Return exactly, please, the lines that run from the line with "Clone this diagram in TikZ." to the line with "(0,0) rectangle (1645,815);", ends included, and omit all pictures.

# INFORMATION SHOWN start

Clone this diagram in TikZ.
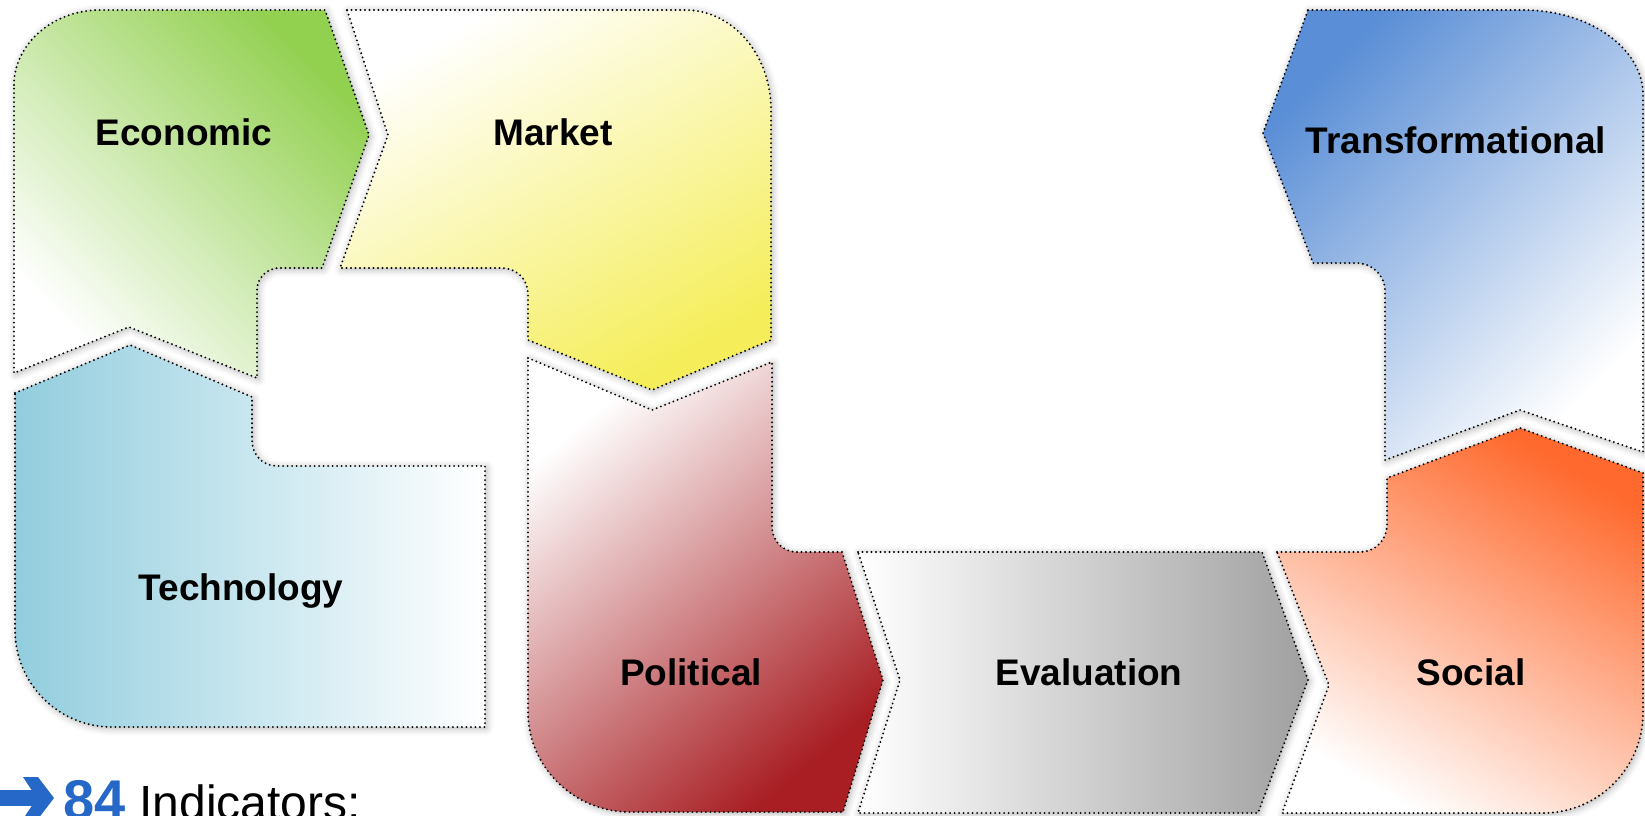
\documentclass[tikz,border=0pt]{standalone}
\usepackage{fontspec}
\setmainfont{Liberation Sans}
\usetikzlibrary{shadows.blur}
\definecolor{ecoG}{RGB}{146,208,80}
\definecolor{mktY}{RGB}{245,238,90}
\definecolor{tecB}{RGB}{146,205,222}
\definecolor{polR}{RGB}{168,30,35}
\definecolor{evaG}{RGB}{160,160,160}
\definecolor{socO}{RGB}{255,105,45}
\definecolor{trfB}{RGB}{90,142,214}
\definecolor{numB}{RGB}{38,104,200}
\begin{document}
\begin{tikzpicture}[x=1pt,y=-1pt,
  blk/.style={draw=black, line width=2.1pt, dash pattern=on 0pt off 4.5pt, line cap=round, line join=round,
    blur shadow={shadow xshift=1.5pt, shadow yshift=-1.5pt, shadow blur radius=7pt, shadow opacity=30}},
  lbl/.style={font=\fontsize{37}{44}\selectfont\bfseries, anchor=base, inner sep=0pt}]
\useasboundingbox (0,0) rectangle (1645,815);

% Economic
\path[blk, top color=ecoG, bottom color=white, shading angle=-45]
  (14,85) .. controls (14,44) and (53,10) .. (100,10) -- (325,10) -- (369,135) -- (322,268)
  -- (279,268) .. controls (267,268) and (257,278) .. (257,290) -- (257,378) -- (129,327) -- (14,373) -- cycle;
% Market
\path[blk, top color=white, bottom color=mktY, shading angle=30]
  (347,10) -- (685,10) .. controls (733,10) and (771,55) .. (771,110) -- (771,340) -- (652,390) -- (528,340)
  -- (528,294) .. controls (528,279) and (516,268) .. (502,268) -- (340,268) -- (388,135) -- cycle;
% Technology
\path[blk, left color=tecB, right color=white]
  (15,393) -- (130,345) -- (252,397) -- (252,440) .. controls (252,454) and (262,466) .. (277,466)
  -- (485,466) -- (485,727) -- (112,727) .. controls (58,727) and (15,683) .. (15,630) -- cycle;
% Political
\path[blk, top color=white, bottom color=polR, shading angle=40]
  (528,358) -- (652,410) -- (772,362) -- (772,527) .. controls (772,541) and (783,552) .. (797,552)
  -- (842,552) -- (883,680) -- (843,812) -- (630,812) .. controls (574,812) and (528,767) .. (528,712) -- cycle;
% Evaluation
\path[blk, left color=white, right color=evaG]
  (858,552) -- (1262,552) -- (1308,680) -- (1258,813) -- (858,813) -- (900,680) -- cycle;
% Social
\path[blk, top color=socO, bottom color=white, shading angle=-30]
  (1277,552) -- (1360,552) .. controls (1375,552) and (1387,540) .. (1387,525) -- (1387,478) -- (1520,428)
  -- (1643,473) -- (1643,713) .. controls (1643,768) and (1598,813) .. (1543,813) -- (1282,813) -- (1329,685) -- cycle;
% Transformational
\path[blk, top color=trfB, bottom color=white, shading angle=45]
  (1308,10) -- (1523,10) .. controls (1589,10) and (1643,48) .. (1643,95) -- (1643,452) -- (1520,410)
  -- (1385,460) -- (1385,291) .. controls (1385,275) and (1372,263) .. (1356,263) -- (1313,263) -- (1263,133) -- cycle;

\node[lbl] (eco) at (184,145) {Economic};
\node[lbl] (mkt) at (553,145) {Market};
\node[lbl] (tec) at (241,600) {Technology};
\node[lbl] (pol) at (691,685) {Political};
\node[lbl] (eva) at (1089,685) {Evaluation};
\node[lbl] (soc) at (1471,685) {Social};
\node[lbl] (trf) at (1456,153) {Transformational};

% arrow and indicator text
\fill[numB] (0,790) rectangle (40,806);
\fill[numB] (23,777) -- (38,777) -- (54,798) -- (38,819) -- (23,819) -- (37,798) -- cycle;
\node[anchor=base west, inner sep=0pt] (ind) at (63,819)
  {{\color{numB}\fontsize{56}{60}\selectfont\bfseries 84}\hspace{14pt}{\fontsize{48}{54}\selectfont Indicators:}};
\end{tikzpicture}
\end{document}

# INFORMATION SHOWN end
# INFORMATION SHOWN start

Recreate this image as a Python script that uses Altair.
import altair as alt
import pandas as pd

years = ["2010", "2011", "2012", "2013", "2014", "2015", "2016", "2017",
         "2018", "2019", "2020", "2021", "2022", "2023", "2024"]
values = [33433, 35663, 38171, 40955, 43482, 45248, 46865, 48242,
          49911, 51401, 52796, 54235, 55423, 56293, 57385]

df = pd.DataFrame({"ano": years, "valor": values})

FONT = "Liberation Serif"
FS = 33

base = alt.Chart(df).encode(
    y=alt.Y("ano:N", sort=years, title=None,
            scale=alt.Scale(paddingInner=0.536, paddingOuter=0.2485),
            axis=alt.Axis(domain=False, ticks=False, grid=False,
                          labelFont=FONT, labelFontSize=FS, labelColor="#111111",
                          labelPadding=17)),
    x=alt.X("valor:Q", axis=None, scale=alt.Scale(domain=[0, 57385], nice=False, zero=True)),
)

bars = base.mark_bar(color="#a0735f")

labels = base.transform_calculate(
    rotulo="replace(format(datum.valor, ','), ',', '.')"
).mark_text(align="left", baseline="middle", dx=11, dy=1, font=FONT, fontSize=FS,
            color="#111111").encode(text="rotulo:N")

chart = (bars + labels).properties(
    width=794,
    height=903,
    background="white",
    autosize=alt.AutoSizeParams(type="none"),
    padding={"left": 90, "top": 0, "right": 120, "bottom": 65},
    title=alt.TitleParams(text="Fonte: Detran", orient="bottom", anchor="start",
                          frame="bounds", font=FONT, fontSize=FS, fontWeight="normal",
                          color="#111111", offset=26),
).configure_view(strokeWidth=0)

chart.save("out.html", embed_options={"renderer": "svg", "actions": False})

# INFORMATION SHOWN end
# INFORMATION SHOWN start

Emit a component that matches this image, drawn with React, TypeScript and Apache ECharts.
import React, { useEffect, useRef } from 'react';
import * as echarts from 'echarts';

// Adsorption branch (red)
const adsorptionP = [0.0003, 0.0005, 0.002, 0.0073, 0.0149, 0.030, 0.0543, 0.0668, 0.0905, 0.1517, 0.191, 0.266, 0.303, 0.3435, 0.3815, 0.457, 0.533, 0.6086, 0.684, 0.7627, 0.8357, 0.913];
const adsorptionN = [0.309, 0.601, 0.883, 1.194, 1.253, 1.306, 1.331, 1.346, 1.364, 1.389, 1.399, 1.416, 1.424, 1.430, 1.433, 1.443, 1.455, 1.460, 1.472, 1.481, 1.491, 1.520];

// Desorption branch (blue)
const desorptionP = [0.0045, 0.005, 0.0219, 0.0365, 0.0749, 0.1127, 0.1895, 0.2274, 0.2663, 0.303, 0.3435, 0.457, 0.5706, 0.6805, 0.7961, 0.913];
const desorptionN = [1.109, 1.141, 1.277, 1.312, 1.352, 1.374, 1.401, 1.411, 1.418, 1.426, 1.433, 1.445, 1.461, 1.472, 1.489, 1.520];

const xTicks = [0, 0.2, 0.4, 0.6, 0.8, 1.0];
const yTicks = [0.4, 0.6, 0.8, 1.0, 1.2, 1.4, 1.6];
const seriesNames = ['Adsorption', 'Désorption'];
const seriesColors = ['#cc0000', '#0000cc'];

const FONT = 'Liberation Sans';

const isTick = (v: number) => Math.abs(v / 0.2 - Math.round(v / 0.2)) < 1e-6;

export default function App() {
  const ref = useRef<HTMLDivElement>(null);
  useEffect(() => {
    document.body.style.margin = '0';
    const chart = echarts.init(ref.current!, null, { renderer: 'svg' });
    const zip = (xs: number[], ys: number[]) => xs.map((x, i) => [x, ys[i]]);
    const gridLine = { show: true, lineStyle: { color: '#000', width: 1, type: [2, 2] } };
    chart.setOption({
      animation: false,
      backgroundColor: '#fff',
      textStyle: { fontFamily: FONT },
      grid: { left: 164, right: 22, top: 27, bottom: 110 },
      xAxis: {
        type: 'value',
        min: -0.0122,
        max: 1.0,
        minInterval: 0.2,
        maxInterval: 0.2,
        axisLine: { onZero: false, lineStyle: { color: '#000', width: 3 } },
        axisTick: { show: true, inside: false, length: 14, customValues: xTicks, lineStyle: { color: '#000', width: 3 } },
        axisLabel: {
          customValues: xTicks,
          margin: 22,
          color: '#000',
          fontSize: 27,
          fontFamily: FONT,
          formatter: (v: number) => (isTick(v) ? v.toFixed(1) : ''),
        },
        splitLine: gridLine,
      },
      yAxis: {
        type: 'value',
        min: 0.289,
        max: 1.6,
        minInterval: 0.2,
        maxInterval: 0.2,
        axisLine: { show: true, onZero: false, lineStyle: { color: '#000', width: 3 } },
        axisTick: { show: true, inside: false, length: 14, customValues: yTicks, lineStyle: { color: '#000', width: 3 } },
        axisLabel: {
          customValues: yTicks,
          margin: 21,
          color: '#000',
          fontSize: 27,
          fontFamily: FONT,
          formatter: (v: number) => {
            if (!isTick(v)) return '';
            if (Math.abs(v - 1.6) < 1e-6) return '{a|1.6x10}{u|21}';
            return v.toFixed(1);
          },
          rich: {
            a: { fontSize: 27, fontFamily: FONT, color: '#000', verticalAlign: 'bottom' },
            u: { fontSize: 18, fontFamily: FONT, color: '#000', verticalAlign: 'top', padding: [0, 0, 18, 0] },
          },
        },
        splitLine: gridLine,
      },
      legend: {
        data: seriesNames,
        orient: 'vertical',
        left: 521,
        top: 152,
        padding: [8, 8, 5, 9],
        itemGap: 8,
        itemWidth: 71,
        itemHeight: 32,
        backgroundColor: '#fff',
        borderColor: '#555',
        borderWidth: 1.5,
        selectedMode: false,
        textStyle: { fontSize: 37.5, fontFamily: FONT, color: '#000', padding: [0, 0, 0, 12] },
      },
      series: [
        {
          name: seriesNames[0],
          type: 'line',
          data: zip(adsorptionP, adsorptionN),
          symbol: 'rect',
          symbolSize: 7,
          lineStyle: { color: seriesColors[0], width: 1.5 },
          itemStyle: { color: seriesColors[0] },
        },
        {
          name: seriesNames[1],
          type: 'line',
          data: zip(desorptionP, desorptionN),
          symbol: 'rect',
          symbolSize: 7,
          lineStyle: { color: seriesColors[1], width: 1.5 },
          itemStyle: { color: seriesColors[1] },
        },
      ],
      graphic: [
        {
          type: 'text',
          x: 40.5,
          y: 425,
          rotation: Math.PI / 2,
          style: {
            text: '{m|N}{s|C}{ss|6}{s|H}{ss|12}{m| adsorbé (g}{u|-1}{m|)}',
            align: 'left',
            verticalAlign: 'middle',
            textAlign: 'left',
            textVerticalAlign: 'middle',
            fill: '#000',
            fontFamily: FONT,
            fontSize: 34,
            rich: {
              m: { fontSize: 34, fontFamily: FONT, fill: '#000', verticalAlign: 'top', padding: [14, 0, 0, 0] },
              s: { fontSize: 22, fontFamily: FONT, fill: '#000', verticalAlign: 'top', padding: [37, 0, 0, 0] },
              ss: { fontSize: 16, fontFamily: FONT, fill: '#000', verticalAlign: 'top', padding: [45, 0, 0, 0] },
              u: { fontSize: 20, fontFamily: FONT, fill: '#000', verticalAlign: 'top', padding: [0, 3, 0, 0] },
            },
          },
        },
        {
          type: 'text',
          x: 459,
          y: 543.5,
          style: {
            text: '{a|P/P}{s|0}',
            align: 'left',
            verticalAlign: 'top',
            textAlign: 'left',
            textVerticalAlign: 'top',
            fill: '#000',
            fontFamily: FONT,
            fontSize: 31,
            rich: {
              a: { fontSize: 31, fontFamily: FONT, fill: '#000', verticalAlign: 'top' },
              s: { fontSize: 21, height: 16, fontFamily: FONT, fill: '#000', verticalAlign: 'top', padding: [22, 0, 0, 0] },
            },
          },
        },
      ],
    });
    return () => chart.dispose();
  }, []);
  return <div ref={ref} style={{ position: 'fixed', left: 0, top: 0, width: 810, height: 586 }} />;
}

# INFORMATION SHOWN end

FINISHED EXERCISE:
Clone this diagram in TikZ.
\documentclass[tikz,border=0pt]{standalone}
\usepackage{fontspec}
\setmainfont{Liberation Sans}
\usetikzlibrary{shadows.blur}
\definecolor{ecoG}{RGB}{146,208,80}
\definecolor{mktY}{RGB}{245,238,90}
\definecolor{tecB}{RGB}{146,205,222}
\definecolor{polR}{RGB}{168,30,35}
\definecolor{evaG}{RGB}{160,160,160}
\definecolor{socO}{RGB}{255,105,45}
\definecolor{trfB}{RGB}{90,142,214}
\definecolor{numB}{RGB}{38,104,200}
\begin{document}
\begin{tikzpicture}[x=1pt,y=-1pt,
  blk/.style={draw=black, line width=2.1pt, dash pattern=on 0pt off 4.5pt, line cap=round, line join=round,
    blur shadow={shadow xshift=1.5pt, shadow yshift=-1.5pt, shadow blur radius=7pt, shadow opacity=30}},
  lbl/.style={font=\fontsize{37}{44}\selectfont\bfseries, anchor=base, inner sep=0pt}]
\useasboundingbox (0,0) rectangle (1645,815);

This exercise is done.